:: Exercise materials ::
>>>

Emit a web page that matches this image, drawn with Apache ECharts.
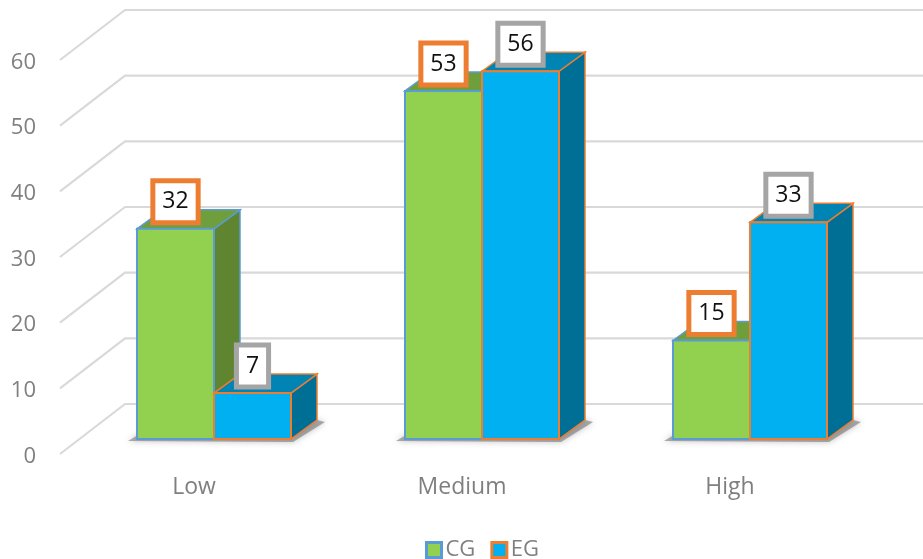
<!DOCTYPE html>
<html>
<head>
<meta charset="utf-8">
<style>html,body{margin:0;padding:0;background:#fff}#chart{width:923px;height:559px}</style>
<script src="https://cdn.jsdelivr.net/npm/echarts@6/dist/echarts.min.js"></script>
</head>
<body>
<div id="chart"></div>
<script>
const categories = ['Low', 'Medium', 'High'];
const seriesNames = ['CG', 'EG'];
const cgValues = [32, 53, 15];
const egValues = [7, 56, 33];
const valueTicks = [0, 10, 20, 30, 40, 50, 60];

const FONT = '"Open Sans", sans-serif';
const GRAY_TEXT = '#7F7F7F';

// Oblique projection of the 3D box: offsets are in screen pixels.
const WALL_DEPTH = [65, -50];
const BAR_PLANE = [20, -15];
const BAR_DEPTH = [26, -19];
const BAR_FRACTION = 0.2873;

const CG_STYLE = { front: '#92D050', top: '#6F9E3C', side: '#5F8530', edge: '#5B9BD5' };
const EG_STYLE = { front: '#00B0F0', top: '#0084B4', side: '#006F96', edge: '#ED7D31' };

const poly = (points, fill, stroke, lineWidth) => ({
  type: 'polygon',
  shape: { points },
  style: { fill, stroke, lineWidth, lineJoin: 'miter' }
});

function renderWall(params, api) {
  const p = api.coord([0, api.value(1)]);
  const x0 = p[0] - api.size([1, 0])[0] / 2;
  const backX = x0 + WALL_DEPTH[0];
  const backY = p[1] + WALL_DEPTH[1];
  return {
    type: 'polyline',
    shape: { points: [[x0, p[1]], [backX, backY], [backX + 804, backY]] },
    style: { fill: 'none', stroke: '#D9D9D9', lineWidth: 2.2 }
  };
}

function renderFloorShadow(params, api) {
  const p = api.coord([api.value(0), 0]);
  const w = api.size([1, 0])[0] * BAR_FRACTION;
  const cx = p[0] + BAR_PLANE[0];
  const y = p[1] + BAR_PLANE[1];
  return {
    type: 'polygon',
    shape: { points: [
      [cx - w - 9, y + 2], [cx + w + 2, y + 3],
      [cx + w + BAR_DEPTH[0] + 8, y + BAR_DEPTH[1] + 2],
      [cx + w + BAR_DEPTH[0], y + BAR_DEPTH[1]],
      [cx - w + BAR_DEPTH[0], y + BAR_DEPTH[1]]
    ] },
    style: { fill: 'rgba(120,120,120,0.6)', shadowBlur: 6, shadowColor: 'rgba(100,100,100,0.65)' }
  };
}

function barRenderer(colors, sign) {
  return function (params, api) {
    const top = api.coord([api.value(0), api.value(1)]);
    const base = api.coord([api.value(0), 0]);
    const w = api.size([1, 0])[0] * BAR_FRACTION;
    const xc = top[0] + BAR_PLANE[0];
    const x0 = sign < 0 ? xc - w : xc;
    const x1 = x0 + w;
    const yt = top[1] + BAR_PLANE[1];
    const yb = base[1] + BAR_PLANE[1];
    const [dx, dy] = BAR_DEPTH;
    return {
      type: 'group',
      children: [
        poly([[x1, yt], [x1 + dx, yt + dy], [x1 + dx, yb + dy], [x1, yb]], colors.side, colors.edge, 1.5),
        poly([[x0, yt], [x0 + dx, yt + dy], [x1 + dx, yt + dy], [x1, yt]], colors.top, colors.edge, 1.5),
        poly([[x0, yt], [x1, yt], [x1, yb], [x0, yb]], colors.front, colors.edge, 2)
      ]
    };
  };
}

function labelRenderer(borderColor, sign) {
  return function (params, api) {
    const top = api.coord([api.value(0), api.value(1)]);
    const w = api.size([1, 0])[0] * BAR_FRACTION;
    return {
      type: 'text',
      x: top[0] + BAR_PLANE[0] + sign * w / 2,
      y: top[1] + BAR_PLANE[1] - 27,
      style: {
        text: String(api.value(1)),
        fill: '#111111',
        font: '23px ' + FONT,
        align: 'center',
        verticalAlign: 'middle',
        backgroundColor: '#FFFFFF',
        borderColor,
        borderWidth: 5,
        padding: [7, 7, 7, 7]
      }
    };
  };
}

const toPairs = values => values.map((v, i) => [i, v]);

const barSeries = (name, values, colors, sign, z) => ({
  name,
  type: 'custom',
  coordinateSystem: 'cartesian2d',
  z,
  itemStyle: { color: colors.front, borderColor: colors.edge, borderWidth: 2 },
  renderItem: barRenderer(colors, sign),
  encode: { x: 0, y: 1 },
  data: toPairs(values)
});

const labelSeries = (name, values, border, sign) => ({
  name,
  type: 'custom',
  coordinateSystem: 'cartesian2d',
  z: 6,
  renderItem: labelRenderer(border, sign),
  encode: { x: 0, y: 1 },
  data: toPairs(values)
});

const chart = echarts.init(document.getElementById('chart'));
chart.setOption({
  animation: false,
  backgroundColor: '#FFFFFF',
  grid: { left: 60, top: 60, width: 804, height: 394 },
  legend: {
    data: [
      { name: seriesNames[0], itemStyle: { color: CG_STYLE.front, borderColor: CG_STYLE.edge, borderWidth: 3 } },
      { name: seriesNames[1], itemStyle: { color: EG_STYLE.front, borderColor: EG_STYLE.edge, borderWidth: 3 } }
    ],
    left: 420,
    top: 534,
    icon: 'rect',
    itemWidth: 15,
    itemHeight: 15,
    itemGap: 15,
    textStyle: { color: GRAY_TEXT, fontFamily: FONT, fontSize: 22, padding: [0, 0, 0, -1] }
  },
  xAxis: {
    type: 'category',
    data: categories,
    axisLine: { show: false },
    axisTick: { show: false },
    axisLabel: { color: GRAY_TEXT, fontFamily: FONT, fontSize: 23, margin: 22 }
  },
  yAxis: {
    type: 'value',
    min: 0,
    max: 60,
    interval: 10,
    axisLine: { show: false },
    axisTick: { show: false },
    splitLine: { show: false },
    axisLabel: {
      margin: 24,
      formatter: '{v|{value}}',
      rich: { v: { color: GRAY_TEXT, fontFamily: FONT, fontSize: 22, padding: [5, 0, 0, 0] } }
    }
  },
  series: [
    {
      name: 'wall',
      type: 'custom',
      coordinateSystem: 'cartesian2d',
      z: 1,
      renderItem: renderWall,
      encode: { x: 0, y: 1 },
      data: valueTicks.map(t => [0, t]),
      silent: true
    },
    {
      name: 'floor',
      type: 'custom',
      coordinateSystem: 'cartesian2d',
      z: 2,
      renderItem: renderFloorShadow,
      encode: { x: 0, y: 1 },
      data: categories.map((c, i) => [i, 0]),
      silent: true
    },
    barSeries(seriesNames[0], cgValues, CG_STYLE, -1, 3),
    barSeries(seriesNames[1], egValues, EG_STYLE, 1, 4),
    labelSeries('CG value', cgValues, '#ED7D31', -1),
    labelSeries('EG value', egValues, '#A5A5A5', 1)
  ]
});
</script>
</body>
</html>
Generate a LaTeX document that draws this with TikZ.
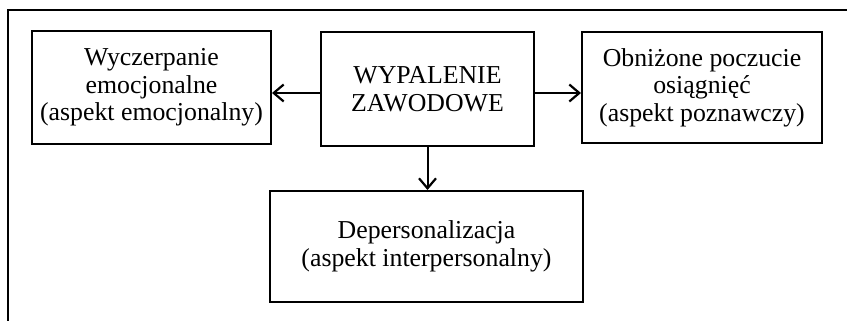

<<<

:: Directions ::
Both the first line of the records above and the line containing "side: '#006F96', edge: '#ED7D31'" belong in the copy; please return them and every line between, exactly, minus the pictures.

:: Final answer ::
Emit a web page that matches this image, drawn with Apache ECharts.
<!DOCTYPE html>
<html>
<head>
<meta charset="utf-8">
<style>html,body{margin:0;padding:0;background:#fff}#chart{width:923px;height:559px}</style>
<script src="https://cdn.jsdelivr.net/npm/echarts@6/dist/echarts.min.js"></script>
</head>
<body>
<div id="chart"></div>
<script>
const categories = ['Low', 'Medium', 'High'];
const seriesNames = ['CG', 'EG'];
const cgValues = [32, 53, 15];
const egValues = [7, 56, 33];
const valueTicks = [0, 10, 20, 30, 40, 50, 60];

const FONT = '"Open Sans", sans-serif';
const GRAY_TEXT = '#7F7F7F';

// Oblique projection of the 3D box: offsets are in screen pixels.
const WALL_DEPTH = [65, -50];
const BAR_PLANE = [20, -15];
const BAR_DEPTH = [26, -19];
const BAR_FRACTION = 0.2873;

const CG_STYLE = { front: '#92D050', top: '#6F9E3C', side: '#5F8530', edge: '#5B9BD5' };
const EG_STYLE = { front: '#00B0F0', top: '#0084B4', side: '#006F96', edge: '#ED7D31' };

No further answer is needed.